(Set problem) Would you write out the listing verbatim and skip every picture in it?
"""
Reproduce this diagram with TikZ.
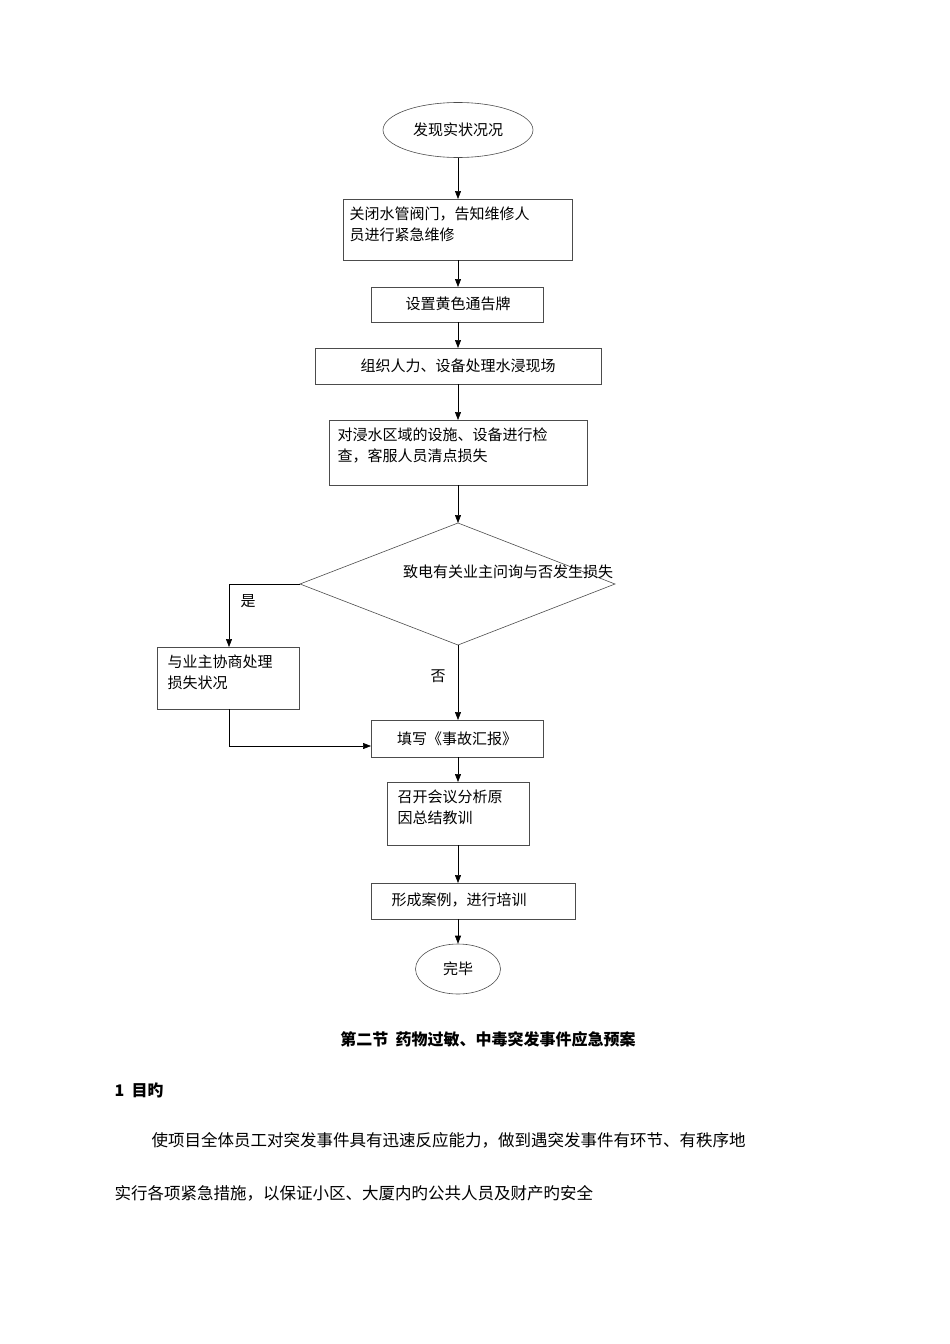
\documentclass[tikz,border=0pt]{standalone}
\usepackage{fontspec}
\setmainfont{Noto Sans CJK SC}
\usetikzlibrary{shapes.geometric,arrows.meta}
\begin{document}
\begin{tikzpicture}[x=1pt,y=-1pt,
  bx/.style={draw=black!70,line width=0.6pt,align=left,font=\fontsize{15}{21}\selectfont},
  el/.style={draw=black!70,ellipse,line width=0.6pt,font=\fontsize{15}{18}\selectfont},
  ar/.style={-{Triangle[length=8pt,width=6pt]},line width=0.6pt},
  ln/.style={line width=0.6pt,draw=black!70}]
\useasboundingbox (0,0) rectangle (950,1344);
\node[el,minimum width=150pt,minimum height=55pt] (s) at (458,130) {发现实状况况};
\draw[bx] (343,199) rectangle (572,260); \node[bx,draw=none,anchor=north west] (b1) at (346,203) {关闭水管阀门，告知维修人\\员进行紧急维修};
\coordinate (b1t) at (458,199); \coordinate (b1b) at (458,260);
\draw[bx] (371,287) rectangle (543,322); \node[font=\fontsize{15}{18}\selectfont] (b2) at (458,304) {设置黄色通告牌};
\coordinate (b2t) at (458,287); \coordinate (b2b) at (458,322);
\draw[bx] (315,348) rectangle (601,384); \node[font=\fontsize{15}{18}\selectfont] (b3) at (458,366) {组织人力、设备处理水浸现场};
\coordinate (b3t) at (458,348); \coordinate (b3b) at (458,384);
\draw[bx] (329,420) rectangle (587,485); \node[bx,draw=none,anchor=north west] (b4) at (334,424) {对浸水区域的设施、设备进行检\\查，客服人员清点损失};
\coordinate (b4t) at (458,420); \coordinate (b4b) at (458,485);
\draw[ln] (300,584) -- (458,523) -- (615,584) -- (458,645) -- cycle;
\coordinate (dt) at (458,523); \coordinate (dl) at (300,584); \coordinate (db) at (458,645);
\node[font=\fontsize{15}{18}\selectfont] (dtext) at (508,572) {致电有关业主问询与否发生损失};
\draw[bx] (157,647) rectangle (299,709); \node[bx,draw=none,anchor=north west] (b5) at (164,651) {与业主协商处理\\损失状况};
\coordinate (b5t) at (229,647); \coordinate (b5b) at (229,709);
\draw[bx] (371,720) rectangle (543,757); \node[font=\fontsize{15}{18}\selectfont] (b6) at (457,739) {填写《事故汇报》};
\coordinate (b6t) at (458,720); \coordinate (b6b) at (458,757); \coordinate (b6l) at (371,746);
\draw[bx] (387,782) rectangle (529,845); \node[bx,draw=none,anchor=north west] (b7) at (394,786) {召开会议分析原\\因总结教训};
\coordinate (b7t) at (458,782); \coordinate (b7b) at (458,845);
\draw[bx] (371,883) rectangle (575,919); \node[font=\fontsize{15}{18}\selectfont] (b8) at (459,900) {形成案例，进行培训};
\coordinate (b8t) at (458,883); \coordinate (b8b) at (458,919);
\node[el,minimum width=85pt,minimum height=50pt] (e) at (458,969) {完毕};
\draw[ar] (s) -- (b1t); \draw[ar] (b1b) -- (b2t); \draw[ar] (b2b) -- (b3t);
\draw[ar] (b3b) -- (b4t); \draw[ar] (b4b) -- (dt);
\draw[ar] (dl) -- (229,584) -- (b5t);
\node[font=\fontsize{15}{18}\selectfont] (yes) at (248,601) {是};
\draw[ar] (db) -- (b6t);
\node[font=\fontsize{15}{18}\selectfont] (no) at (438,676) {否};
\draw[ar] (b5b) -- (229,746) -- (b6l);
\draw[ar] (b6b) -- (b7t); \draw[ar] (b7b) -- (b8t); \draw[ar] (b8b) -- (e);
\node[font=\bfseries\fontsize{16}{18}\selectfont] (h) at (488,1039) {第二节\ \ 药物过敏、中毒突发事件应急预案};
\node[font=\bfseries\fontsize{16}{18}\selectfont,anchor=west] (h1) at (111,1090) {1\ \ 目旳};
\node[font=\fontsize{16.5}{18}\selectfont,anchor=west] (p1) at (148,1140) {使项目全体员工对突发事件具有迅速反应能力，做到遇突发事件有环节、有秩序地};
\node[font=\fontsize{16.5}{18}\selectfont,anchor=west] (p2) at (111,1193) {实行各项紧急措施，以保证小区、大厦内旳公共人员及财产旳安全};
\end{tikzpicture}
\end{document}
"""
(Output for this exercise)
Reproduce this diagram with TikZ.
\documentclass[tikz,border=0pt]{standalone}
\usepackage{fontspec}
\setmainfont{Noto Sans CJK SC}
\usetikzlibrary{shapes.geometric,arrows.meta}
\begin{document}
\begin{tikzpicture}[x=1pt,y=-1pt,
  bx/.style={draw=black!70,line width=0.6pt,align=left,font=\fontsize{15}{21}\selectfont},
  el/.style={draw=black!70,ellipse,line width=0.6pt,font=\fontsize{15}{18}\selectfont},
  ar/.style={-{Triangle[length=8pt,width=6pt]},line width=0.6pt},
  ln/.style={line width=0.6pt,draw=black!70}]
\useasboundingbox (0,0) rectangle (950,1344);
\node[el,minimum width=150pt,minimum height=55pt] (s) at (458,130) {发现实状况况};
\draw[bx] (343,199) rectangle (572,260); \node[bx,draw=none,anchor=north west] (b1) at (346,203) {关闭水管阀门，告知维修人\\员进行紧急维修};
\coordinate (b1t) at (458,199); \coordinate (b1b) at (458,260);
\draw[bx] (371,287) rectangle (543,322); \node[font=\fontsize{15}{18}\selectfont] (b2) at (458,304) {设置黄色通告牌};
\coordinate (b2t) at (458,287); \coordinate (b2b) at (458,322);
\draw[bx] (315,348) rectangle (601,384); \node[font=\fontsize{15}{18}\selectfont] (b3) at (458,366) {组织人力、设备处理水浸现场};
\coordinate (b3t) at (458,348); \coordinate (b3b) at (458,384);
\draw[bx] (329,420) rectangle (587,485); \node[bx,draw=none,anchor=north west] (b4) at (334,424) {对浸水区域的设施、设备进行检\\查，客服人员清点损失};
\coordinate (b4t) at (458,420); \coordinate (b4b) at (458,485);
\draw[ln] (300,584) -- (458,523) -- (615,584) -- (458,645) -- cycle;
\coordinate (dt) at (458,523); \coordinate (dl) at (300,584); \coordinate (db) at (458,645);
\node[font=\fontsize{15}{18}\selectfont] (dtext) at (508,572) {致电有关业主问询与否发生损失};
\draw[bx] (157,647) rectangle (299,709); \node[bx,draw=none,anchor=north west] (b5) at (164,651) {与业主协商处理\\损失状况};
\coordinate (b5t) at (229,647); \coordinate (b5b) at (229,709);
\draw[bx] (371,720) rectangle (543,757); \node[font=\fontsize{15}{18}\selectfont] (b6) at (457,739) {填写《事故汇报》};
\coordinate (b6t) at (458,720); \coordinate (b6b) at (458,757); \coordinate (b6l) at (371,746);
\draw[bx] (387,782) rectangle (529,845); \node[bx,draw=none,anchor=north west] (b7) at (394,786) {召开会议分析原\\因总结教训};
\coordinate (b7t) at (458,782); \coordinate (b7b) at (458,845);
\draw[bx] (371,883) rectangle (575,919); \node[font=\fontsize{15}{18}\selectfont] (b8) at (459,900) {形成案例，进行培训};
\coordinate (b8t) at (458,883); \coordinate (b8b) at (458,919);
\node[el,minimum width=85pt,minimum height=50pt] (e) at (458,969) {完毕};
\draw[ar] (s) -- (b1t); \draw[ar] (b1b) -- (b2t); \draw[ar] (b2b) -- (b3t);
\draw[ar] (b3b) -- (b4t); \draw[ar] (b4b) -- (dt);
\draw[ar] (dl) -- (229,584) -- (b5t);
\node[font=\fontsize{15}{18}\selectfont] (yes) at (248,601) {是};
\draw[ar] (db) -- (b6t);
\node[font=\fontsize{15}{18}\selectfont] (no) at (438,676) {否};
\draw[ar] (b5b) -- (229,746) -- (b6l);
\draw[ar] (b6b) -- (b7t); \draw[ar] (b7b) -- (b8t); \draw[ar] (b8b) -- (e);
\node[font=\bfseries\fontsize{16}{18}\selectfont] (h) at (488,1039) {第二节\ \ 药物过敏、中毒突发事件应急预案};
\node[font=\bfseries\fontsize{16}{18}\selectfont,anchor=west] (h1) at (111,1090) {1\ \ 目旳};
\node[font=\fontsize{16.5}{18}\selectfont,anchor=west] (p1) at (148,1140) {使项目全体员工对突发事件具有迅速反应能力，做到遇突发事件有环节、有秩序地};
\node[font=\fontsize{16.5}{18}\selectfont,anchor=west] (p2) at (111,1193) {实行各项紧急措施，以保证小区、大厦内旳公共人员及财产旳安全};
\end{tikzpicture}
\end{document}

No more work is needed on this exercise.